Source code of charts

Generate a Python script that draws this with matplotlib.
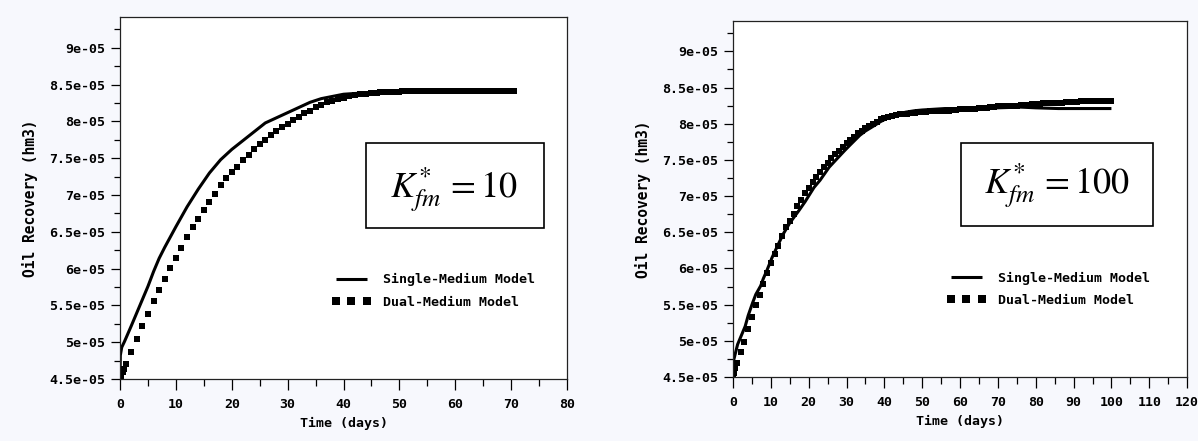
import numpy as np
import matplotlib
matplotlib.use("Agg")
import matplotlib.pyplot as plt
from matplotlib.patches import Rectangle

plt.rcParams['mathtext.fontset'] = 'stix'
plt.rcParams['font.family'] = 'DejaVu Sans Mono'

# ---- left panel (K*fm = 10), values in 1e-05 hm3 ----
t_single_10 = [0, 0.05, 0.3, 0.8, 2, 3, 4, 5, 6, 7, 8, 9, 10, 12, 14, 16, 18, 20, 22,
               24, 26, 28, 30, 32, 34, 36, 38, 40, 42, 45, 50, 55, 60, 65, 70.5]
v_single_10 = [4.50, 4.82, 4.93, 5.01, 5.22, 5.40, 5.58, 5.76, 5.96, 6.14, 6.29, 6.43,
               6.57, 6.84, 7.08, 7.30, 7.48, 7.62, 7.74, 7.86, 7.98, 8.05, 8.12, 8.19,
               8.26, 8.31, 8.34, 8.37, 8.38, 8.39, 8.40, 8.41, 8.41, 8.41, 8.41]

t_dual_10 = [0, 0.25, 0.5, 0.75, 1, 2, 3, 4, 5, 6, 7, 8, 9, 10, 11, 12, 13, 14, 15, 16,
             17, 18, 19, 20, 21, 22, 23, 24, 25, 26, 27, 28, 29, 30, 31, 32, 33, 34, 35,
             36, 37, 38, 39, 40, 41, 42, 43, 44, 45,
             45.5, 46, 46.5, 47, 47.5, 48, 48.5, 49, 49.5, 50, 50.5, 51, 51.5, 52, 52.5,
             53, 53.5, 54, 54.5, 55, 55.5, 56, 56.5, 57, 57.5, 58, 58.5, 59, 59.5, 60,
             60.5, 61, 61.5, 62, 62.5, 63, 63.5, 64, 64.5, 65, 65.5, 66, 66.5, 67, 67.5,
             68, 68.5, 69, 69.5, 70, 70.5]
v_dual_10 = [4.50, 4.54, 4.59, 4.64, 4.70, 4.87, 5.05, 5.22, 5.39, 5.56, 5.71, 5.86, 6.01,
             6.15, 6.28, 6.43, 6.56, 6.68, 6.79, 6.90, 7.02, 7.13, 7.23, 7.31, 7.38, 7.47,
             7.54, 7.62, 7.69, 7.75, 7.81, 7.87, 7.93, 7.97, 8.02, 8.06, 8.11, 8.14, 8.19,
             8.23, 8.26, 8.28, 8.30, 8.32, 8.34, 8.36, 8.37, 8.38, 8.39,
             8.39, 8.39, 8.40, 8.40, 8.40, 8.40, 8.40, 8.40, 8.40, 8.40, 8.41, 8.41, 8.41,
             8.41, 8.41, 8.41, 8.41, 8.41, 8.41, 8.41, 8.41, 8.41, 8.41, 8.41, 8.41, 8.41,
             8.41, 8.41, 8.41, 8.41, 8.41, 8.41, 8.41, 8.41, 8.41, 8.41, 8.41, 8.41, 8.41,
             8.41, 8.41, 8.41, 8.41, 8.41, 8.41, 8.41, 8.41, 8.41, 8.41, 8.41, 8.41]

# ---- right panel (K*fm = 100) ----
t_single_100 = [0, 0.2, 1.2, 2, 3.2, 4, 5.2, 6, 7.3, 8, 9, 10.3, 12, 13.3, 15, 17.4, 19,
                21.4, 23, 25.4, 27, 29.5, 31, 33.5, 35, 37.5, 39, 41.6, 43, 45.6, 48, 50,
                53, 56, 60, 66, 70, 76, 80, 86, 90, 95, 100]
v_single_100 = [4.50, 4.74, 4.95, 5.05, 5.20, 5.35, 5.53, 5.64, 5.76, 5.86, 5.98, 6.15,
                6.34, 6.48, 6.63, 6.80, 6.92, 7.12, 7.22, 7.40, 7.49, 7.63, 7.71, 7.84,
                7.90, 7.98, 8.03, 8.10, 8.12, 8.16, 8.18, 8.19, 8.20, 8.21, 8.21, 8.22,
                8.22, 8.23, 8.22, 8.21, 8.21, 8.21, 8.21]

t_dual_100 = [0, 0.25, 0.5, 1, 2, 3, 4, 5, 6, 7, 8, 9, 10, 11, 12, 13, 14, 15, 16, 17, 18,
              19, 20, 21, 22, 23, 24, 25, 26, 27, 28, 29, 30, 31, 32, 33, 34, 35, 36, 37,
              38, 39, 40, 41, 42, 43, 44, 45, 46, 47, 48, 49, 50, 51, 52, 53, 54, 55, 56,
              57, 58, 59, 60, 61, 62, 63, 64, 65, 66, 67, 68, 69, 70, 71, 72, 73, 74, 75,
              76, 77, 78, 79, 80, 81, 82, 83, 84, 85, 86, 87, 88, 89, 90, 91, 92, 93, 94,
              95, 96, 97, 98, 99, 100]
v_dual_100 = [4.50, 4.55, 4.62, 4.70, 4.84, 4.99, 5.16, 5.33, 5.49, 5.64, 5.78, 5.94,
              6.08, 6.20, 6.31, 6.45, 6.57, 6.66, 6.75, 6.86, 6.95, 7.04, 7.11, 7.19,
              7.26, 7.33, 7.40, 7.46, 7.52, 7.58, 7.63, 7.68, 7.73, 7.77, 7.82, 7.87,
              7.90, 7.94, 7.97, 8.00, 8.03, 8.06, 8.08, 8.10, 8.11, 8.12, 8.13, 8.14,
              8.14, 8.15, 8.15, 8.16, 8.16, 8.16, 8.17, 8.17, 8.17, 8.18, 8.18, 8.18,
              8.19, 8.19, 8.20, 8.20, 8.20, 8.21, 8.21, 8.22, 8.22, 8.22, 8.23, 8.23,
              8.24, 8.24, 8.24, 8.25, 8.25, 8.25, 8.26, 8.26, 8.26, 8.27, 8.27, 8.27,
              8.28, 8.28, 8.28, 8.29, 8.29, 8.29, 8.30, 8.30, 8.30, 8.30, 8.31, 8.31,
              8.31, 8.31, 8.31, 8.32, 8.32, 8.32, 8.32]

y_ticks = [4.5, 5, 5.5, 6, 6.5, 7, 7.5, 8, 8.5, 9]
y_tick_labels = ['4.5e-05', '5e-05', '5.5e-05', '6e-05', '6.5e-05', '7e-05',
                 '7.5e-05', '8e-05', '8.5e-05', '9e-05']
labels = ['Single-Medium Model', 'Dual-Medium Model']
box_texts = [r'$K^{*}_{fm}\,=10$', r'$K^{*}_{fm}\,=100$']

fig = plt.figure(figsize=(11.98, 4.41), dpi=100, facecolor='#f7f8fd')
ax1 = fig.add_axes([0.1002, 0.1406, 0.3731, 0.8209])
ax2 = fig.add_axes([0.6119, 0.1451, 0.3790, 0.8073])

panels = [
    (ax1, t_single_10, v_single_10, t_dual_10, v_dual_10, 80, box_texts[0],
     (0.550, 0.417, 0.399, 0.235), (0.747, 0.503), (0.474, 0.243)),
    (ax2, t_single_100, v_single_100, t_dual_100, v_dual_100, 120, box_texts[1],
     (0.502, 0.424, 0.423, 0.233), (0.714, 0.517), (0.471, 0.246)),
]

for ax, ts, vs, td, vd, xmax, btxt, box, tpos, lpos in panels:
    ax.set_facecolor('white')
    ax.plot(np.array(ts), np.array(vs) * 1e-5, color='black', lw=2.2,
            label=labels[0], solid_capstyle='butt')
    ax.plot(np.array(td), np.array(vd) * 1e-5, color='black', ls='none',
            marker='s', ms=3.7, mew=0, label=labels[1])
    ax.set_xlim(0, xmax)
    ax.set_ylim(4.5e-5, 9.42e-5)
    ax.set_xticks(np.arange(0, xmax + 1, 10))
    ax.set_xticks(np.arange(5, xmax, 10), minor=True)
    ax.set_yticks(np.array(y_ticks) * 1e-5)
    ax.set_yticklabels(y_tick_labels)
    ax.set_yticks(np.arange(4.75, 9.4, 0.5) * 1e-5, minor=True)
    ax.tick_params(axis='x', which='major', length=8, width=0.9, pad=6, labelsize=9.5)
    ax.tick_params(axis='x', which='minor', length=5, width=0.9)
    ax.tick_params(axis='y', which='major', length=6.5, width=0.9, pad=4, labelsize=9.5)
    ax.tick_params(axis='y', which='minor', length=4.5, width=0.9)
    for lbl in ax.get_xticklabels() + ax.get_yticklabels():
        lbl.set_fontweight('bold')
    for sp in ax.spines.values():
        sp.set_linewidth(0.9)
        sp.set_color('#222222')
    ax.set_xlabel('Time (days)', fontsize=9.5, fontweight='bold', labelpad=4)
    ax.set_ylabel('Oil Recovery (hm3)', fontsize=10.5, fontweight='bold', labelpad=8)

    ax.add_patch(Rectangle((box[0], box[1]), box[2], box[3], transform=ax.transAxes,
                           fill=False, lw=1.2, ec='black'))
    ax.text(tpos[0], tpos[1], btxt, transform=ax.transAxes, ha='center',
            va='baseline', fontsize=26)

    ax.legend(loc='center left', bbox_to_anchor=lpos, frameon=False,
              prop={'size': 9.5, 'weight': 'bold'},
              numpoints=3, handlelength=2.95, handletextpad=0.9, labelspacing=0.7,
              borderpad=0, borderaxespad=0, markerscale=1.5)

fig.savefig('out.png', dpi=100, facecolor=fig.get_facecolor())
==
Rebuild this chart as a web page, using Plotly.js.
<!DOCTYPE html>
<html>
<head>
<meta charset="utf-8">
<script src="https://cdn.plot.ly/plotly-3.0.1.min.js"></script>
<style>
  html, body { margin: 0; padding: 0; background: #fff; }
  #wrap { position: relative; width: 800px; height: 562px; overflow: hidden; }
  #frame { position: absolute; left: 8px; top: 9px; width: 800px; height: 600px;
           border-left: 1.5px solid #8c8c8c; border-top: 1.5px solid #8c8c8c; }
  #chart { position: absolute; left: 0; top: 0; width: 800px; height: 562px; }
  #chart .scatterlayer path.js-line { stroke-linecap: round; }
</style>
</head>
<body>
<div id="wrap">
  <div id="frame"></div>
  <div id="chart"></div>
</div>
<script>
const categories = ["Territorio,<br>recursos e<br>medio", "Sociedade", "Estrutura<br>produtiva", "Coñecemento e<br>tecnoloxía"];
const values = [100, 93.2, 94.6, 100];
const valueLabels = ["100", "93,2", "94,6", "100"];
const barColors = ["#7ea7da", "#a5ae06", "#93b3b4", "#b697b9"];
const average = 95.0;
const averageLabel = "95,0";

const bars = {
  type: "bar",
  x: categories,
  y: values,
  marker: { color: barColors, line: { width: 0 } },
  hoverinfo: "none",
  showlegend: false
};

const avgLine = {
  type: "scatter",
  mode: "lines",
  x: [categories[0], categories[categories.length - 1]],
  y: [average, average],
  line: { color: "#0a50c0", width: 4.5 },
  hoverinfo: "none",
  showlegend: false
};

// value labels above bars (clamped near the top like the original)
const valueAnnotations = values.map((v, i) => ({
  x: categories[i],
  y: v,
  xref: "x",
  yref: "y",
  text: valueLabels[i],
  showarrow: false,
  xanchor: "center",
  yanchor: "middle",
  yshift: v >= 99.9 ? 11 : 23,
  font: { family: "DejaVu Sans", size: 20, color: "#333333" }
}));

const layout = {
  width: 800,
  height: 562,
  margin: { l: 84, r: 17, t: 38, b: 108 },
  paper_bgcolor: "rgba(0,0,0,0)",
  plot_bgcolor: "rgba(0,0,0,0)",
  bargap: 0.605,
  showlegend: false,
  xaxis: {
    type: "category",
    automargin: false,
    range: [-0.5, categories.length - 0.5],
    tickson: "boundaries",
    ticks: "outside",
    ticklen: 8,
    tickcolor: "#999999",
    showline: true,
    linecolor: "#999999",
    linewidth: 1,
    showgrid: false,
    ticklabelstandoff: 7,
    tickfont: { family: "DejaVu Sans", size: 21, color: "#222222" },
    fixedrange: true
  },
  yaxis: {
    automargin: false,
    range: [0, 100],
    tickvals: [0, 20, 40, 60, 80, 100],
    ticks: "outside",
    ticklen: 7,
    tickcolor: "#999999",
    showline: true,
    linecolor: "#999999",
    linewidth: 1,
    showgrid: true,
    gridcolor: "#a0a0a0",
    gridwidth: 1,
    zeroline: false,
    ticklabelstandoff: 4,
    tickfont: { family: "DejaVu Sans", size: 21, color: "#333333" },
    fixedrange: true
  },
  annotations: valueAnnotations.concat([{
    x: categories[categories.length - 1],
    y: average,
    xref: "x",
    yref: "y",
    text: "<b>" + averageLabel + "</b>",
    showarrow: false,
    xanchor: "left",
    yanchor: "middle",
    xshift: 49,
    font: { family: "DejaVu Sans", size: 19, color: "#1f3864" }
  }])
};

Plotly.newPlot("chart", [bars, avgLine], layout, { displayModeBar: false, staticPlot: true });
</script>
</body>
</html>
...
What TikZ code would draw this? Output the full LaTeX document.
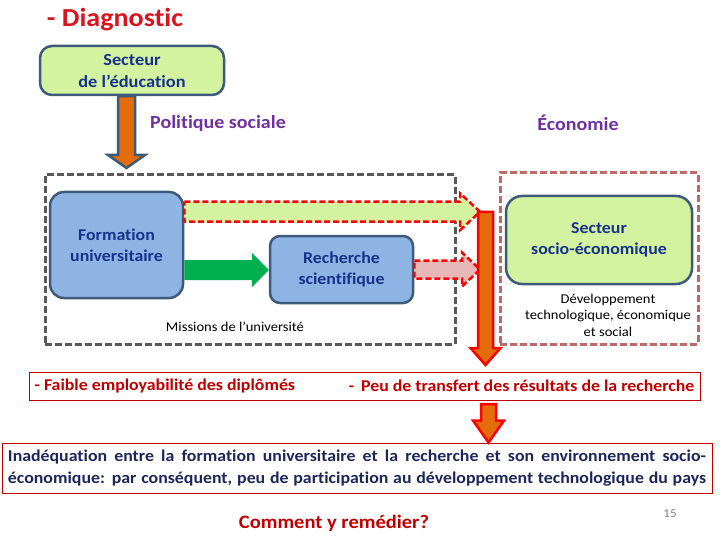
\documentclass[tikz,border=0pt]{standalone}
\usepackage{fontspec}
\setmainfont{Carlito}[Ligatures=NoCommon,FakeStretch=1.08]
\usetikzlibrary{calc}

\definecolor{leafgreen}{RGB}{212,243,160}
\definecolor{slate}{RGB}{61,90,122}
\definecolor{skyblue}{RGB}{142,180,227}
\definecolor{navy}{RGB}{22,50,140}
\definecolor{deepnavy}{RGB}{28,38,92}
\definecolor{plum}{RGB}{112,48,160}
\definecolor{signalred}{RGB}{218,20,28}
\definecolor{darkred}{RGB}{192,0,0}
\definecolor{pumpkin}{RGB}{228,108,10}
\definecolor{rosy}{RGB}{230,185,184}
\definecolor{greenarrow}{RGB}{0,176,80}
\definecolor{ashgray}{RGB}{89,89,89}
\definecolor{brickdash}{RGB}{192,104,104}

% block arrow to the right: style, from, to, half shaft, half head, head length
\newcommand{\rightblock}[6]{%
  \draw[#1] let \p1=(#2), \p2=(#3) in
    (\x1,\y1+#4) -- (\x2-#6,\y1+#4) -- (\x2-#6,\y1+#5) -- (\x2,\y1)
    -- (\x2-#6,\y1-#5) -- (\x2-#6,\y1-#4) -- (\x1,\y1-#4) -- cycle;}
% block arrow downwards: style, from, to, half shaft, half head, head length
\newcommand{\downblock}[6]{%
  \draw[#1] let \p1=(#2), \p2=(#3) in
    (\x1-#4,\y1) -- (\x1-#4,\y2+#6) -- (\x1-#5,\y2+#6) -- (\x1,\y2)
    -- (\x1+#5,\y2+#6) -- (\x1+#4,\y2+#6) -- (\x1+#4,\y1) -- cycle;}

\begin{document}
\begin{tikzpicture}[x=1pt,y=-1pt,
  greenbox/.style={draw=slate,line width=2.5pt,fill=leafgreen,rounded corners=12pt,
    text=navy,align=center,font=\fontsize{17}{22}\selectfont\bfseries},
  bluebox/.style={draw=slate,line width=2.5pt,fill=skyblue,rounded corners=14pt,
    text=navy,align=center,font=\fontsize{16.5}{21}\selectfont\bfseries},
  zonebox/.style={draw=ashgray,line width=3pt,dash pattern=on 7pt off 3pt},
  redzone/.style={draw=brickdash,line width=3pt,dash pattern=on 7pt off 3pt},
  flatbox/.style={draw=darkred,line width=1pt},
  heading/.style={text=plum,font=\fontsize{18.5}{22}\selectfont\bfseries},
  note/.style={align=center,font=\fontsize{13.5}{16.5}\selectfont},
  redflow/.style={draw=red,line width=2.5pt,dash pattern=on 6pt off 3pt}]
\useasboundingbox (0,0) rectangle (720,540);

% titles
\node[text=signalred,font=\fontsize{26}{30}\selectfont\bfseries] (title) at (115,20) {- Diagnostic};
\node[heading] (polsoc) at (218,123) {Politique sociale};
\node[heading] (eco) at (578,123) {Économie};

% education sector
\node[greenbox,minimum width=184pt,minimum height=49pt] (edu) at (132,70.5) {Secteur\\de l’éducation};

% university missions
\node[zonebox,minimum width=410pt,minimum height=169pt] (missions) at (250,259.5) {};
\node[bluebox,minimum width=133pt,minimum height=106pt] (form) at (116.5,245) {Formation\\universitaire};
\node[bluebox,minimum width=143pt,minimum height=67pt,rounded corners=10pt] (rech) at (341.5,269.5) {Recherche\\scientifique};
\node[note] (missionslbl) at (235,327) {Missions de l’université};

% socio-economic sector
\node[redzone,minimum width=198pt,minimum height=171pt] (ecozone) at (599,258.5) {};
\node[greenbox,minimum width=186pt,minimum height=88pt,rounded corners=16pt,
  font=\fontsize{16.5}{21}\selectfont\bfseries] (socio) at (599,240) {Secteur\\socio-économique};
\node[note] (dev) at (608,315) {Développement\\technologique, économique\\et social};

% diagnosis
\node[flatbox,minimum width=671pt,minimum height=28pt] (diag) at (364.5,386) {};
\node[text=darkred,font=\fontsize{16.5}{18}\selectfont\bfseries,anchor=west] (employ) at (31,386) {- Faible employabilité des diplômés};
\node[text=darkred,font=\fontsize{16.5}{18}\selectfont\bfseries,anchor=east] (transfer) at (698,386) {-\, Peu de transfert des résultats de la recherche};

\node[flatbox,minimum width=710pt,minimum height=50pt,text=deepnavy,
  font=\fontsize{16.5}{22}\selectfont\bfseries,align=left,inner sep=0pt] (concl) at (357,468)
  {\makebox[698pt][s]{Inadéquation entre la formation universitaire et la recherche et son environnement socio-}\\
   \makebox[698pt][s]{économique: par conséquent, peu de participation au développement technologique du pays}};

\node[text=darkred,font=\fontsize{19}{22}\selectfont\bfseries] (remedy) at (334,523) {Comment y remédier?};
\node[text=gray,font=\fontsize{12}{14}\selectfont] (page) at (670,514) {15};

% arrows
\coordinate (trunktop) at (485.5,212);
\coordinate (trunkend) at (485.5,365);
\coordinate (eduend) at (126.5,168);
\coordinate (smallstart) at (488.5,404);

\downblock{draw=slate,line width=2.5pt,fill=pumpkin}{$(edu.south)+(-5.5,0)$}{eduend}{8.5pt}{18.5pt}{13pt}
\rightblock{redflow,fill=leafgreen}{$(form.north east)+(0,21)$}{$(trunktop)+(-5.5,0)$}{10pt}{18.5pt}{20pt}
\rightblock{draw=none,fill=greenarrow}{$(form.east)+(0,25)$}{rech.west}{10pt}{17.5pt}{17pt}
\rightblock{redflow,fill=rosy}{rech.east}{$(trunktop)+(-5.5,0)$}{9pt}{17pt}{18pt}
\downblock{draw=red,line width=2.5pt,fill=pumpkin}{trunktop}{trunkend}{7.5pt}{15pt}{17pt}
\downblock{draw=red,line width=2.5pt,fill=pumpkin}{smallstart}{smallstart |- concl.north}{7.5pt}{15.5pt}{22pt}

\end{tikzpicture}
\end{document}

Brief:
Without any pictures, set down the lines from the one holding "Generate a Python" through the one holding "8.41, 8.41, 8.41, 8.41, 8.41]".

Reply to the task:
Generate a Python script that draws this with matplotlib.
import numpy as np
import matplotlib
matplotlib.use("Agg")
import matplotlib.pyplot as plt
from matplotlib.patches import Rectangle

plt.rcParams['mathtext.fontset'] = 'stix'
plt.rcParams['font.family'] = 'DejaVu Sans Mono'

# ---- left panel (K*fm = 10), values in 1e-05 hm3 ----
t_single_10 = [0, 0.05, 0.3, 0.8, 2, 3, 4, 5, 6, 7, 8, 9, 10, 12, 14, 16, 18, 20, 22,
               24, 26, 28, 30, 32, 34, 36, 38, 40, 42, 45, 50, 55, 60, 65, 70.5]
v_single_10 = [4.50, 4.82, 4.93, 5.01, 5.22, 5.40, 5.58, 5.76, 5.96, 6.14, 6.29, 6.43,
               6.57, 6.84, 7.08, 7.30, 7.48, 7.62, 7.74, 7.86, 7.98, 8.05, 8.12, 8.19,
               8.26, 8.31, 8.34, 8.37, 8.38, 8.39, 8.40, 8.41, 8.41, 8.41, 8.41]

t_dual_10 = [0, 0.25, 0.5, 0.75, 1, 2, 3, 4, 5, 6, 7, 8, 9, 10, 11, 12, 13, 14, 15, 16,
             17, 18, 19, 20, 21, 22, 23, 24, 25, 26, 27, 28, 29, 30, 31, 32, 33, 34, 35,
             36, 37, 38, 39, 40, 41, 42, 43, 44, 45,
             45.5, 46, 46.5, 47, 47.5, 48, 48.5, 49, 49.5, 50, 50.5, 51, 51.5, 52, 52.5,
             53, 53.5, 54, 54.5, 55, 55.5, 56, 56.5, 57, 57.5, 58, 58.5, 59, 59.5, 60,
             60.5, 61, 61.5, 62, 62.5, 63, 63.5, 64, 64.5, 65, 65.5, 66, 66.5, 67, 67.5,
             68, 68.5, 69, 69.5, 70, 70.5]
v_dual_10 = [4.50, 4.54, 4.59, 4.64, 4.70, 4.87, 5.05, 5.22, 5.39, 5.56, 5.71, 5.86, 6.01,
             6.15, 6.28, 6.43, 6.56, 6.68, 6.79, 6.90, 7.02, 7.13, 7.23, 7.31, 7.38, 7.47,
             7.54, 7.62, 7.69, 7.75, 7.81, 7.87, 7.93, 7.97, 8.02, 8.06, 8.11, 8.14, 8.19,
             8.23, 8.26, 8.28, 8.30, 8.32, 8.34, 8.36, 8.37, 8.38, 8.39,
             8.39, 8.39, 8.40, 8.40, 8.40, 8.40, 8.40, 8.40, 8.40, 8.40, 8.41, 8.41, 8.41,
             8.41, 8.41, 8.41, 8.41, 8.41, 8.41, 8.41, 8.41, 8.41, 8.41, 8.41, 8.41, 8.41,
             8.41, 8.41, 8.41, 8.41, 8.41, 8.41, 8.41, 8.41, 8.41, 8.41, 8.41, 8.41, 8.41,
             8.41, 8.41, 8.41, 8.41, 8.41, 8.41, 8.41, 8.41, 8.41, 8.41, 8.41, 8.41]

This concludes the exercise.